-- Exercise goal --
Take the material below and extract the lines from the one with "Write the React, TypeScript" through the one with "Line, XAxis, YAxis", word for word, without pictures.

-- Records from a dataset --
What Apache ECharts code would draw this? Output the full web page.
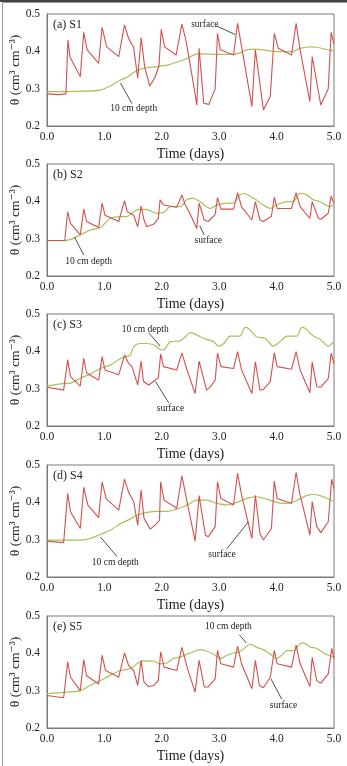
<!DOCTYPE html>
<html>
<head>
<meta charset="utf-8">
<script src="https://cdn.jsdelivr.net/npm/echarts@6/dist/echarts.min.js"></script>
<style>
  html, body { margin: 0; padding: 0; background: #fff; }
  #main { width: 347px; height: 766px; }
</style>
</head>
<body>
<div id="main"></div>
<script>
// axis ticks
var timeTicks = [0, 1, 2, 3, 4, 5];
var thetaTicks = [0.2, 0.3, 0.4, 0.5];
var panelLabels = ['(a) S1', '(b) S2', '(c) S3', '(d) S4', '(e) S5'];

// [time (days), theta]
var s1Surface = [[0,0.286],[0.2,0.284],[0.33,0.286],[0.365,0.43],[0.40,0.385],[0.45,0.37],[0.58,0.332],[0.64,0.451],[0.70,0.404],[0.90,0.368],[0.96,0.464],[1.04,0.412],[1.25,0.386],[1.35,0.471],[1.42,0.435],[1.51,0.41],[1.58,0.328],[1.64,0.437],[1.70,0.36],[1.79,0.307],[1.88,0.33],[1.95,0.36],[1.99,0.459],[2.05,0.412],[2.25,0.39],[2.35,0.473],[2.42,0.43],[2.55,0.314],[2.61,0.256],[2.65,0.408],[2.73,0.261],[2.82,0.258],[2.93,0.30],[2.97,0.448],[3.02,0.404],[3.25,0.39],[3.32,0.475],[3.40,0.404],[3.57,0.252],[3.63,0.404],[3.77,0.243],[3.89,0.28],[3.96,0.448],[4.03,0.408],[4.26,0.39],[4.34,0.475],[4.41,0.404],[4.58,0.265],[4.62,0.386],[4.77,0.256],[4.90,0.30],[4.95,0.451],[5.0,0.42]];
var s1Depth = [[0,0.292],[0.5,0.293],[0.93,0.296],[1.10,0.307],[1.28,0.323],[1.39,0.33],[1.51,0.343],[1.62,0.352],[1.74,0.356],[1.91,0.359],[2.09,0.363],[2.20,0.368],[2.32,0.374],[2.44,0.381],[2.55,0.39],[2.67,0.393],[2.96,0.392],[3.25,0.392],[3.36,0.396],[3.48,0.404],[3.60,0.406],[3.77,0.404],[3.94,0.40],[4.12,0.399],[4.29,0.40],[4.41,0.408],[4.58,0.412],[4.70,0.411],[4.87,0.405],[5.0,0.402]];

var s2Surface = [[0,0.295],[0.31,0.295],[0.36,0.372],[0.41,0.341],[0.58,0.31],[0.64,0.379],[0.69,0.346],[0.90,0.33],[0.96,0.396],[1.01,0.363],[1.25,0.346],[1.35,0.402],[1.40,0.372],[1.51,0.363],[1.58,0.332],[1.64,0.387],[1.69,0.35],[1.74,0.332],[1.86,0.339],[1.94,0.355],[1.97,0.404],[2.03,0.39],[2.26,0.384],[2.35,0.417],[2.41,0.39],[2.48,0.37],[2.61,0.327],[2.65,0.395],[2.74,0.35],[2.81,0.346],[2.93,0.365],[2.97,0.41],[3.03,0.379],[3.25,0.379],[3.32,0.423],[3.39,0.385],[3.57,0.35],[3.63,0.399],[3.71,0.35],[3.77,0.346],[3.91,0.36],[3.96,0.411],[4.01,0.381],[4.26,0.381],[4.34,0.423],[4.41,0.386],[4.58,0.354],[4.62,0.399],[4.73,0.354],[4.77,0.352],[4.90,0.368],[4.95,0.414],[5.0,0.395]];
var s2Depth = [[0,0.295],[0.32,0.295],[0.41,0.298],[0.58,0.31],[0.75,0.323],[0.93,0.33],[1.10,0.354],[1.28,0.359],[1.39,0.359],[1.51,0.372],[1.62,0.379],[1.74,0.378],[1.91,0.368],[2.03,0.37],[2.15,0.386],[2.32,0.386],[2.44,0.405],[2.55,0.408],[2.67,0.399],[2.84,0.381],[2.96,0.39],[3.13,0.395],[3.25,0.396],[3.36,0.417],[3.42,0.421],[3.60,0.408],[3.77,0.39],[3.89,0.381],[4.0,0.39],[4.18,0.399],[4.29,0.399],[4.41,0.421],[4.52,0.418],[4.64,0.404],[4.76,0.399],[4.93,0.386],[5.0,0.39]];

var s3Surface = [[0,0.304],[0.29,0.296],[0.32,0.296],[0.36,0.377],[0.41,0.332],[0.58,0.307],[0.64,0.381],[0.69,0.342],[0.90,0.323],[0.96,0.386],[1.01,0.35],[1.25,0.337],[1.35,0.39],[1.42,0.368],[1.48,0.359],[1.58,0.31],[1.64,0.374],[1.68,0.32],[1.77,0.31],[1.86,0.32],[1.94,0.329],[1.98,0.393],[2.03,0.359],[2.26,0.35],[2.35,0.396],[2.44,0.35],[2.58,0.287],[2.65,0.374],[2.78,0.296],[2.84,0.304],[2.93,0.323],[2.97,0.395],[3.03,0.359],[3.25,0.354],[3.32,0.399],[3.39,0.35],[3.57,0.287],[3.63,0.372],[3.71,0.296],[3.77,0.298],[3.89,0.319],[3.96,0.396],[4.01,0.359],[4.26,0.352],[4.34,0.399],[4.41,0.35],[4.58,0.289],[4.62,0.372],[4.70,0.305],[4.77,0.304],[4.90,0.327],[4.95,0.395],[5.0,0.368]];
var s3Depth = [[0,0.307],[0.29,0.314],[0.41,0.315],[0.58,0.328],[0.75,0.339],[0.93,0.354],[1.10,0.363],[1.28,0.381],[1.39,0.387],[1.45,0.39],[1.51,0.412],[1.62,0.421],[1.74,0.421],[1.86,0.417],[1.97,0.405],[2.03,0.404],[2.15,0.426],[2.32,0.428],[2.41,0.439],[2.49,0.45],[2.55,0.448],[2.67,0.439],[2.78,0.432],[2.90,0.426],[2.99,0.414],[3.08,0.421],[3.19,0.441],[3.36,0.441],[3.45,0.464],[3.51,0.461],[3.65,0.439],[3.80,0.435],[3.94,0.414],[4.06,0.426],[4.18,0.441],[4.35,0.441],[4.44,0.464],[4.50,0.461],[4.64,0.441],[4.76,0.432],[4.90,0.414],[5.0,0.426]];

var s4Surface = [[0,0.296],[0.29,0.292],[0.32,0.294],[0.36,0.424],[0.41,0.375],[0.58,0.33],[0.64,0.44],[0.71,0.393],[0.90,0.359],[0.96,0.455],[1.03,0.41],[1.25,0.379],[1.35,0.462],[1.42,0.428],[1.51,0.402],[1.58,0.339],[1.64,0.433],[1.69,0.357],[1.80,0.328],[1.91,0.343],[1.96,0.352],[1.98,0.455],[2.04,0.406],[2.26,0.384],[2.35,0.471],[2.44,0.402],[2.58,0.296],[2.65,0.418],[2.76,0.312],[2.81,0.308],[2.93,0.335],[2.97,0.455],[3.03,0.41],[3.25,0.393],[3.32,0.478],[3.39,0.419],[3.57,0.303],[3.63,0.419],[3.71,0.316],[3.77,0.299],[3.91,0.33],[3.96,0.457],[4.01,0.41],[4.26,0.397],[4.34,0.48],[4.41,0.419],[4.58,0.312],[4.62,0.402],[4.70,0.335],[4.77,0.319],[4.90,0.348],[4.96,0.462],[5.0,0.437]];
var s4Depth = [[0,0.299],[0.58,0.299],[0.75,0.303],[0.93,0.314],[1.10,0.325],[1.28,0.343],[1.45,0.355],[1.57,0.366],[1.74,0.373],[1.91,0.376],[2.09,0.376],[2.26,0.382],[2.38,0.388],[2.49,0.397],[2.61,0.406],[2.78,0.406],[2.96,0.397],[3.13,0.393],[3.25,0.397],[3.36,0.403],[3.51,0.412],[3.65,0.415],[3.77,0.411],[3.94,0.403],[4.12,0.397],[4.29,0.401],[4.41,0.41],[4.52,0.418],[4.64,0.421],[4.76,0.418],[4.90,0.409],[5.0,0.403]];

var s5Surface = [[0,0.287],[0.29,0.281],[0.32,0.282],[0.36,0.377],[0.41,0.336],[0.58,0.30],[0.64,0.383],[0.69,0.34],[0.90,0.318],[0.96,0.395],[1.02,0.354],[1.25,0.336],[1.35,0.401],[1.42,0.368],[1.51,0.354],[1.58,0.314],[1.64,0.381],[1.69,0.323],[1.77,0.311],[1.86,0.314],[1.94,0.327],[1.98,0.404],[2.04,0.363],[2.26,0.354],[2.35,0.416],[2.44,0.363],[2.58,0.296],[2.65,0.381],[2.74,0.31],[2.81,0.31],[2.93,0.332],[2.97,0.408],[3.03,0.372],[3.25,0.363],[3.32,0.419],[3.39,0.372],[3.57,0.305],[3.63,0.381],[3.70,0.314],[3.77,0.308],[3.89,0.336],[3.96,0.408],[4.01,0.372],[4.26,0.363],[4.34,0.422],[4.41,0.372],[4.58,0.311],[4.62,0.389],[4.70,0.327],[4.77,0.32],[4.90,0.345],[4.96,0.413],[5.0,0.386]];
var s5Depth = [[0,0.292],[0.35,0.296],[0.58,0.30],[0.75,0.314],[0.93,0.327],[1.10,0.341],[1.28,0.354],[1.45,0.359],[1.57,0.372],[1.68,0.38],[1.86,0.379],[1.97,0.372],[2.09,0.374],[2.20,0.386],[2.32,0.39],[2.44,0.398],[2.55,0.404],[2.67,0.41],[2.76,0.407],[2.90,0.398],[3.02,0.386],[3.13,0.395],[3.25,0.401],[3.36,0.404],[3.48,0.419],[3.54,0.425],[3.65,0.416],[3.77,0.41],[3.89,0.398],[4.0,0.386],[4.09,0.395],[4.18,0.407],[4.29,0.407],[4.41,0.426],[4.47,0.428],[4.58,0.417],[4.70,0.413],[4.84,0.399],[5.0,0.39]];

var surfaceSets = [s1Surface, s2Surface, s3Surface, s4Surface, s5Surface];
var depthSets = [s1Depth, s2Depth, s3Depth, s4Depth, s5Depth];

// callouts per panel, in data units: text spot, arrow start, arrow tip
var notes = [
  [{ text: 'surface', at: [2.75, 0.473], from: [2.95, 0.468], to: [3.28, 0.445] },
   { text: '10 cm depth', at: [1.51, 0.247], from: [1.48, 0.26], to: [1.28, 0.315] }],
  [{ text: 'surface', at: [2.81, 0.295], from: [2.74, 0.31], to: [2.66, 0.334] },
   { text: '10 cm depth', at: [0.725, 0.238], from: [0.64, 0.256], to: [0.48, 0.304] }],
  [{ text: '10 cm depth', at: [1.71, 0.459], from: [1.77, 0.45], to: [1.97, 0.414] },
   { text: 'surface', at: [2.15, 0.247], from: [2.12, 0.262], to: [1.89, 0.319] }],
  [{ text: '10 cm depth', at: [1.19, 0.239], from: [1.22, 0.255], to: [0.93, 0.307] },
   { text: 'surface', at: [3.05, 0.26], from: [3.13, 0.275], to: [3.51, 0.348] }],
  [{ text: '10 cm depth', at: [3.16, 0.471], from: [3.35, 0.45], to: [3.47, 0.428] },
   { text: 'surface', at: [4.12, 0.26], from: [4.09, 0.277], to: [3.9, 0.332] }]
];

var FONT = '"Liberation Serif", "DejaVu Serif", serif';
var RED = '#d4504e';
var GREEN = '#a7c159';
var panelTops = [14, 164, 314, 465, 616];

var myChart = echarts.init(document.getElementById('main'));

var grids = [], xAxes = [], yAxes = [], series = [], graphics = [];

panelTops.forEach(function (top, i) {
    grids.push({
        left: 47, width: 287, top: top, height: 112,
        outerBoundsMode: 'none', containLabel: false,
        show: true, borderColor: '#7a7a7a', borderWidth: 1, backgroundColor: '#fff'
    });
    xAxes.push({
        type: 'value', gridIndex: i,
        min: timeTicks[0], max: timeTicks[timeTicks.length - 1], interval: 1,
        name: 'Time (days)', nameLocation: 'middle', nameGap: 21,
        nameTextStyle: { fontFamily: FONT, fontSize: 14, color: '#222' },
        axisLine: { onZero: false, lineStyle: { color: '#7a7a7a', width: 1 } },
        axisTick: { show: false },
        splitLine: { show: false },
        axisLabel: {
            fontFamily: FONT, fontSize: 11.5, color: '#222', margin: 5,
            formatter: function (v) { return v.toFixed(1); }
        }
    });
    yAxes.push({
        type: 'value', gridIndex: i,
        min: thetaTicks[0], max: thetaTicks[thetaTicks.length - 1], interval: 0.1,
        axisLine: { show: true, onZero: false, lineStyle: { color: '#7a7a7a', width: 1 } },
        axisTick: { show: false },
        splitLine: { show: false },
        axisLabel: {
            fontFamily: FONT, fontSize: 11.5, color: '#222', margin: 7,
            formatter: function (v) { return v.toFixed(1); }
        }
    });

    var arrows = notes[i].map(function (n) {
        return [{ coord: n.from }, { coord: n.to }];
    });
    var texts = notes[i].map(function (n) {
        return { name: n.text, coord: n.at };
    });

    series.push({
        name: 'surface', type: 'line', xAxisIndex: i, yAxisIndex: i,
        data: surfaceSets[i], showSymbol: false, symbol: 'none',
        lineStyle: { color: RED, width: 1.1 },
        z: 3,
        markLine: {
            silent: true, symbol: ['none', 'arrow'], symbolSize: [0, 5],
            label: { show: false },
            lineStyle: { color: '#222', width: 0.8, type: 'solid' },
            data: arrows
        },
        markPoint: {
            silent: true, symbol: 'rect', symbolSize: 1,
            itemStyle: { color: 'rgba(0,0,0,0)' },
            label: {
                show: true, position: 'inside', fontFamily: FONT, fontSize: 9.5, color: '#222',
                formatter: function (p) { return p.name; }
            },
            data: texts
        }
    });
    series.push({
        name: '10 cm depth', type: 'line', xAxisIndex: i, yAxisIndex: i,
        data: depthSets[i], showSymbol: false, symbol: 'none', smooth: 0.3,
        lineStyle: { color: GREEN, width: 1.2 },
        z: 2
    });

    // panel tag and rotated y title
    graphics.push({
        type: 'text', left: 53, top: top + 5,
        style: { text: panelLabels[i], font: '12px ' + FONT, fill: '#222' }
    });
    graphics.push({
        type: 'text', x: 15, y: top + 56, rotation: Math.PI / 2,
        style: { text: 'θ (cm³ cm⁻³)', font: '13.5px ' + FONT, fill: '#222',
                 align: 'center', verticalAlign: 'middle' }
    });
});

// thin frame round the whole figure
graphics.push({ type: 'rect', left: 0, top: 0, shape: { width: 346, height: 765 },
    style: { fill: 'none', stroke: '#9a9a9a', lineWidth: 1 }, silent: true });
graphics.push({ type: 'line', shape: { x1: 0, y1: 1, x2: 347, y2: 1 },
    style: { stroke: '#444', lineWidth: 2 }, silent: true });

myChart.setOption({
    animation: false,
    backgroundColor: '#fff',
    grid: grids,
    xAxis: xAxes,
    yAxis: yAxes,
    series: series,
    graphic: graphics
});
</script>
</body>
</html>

* * *

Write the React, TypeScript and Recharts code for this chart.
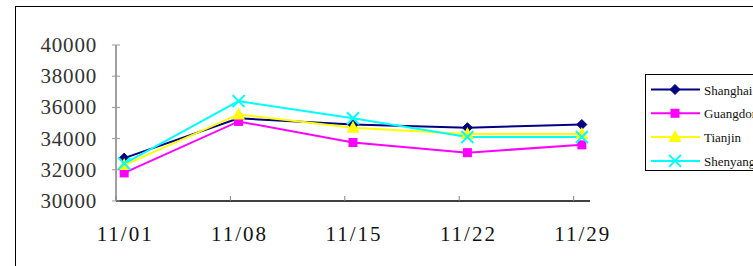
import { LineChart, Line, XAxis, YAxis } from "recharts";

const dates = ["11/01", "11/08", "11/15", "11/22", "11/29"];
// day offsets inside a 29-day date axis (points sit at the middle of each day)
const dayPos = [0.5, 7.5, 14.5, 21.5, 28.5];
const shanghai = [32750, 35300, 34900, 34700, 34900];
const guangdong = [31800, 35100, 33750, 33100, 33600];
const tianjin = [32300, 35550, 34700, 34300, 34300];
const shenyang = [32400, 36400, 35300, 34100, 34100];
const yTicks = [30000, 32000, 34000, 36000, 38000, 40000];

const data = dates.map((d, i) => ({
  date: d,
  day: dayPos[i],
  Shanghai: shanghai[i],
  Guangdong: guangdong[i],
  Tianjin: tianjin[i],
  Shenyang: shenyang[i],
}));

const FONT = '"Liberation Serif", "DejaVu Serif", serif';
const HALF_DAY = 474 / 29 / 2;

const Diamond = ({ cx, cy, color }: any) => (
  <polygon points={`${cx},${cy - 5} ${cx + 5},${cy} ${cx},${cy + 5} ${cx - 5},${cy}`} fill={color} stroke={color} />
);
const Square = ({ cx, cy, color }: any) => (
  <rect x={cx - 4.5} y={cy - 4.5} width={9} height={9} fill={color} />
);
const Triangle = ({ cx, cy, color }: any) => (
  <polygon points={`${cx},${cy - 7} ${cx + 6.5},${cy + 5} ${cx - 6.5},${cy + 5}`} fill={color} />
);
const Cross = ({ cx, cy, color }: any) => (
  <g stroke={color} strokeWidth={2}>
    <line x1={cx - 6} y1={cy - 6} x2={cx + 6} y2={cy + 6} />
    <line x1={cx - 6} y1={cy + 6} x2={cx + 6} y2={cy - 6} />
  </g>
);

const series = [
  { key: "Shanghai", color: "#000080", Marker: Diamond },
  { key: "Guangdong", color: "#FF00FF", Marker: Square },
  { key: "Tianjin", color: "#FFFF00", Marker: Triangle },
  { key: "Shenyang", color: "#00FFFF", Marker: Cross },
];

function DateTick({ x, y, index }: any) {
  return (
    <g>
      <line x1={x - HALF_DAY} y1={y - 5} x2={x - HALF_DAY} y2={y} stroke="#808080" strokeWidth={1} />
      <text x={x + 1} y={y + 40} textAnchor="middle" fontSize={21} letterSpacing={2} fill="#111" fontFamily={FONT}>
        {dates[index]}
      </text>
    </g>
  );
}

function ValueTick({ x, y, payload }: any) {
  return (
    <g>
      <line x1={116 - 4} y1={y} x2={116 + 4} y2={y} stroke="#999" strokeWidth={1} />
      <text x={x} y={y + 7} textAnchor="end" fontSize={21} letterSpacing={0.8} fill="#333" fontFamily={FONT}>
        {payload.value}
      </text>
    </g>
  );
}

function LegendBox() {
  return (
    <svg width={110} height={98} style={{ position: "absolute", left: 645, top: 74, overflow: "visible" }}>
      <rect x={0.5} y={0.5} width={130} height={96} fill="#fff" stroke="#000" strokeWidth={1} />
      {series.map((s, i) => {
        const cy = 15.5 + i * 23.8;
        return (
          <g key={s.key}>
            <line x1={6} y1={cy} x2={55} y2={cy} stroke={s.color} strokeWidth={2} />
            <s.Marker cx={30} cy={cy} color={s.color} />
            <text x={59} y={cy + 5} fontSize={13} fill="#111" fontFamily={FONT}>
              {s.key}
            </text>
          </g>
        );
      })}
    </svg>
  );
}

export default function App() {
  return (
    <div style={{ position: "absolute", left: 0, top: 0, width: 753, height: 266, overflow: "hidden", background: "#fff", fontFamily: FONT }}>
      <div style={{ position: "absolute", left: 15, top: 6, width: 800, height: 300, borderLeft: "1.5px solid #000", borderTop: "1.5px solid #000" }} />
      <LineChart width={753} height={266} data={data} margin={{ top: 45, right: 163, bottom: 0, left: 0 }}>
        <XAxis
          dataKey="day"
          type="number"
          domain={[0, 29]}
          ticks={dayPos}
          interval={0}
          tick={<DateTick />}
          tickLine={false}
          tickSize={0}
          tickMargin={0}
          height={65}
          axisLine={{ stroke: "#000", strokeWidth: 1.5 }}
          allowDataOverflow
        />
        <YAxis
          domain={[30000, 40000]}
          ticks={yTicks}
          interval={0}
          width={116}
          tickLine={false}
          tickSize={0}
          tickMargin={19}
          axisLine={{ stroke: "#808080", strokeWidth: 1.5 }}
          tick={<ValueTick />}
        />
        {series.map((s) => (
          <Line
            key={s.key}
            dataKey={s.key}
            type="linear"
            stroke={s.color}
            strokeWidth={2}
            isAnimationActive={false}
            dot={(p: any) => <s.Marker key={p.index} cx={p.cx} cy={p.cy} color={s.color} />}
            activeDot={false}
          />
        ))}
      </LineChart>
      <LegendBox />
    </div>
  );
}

-- Exercise answer --
Write the React, TypeScript and Recharts code for this chart.
import { LineChart, Line, XAxis, YAxis } from "recharts";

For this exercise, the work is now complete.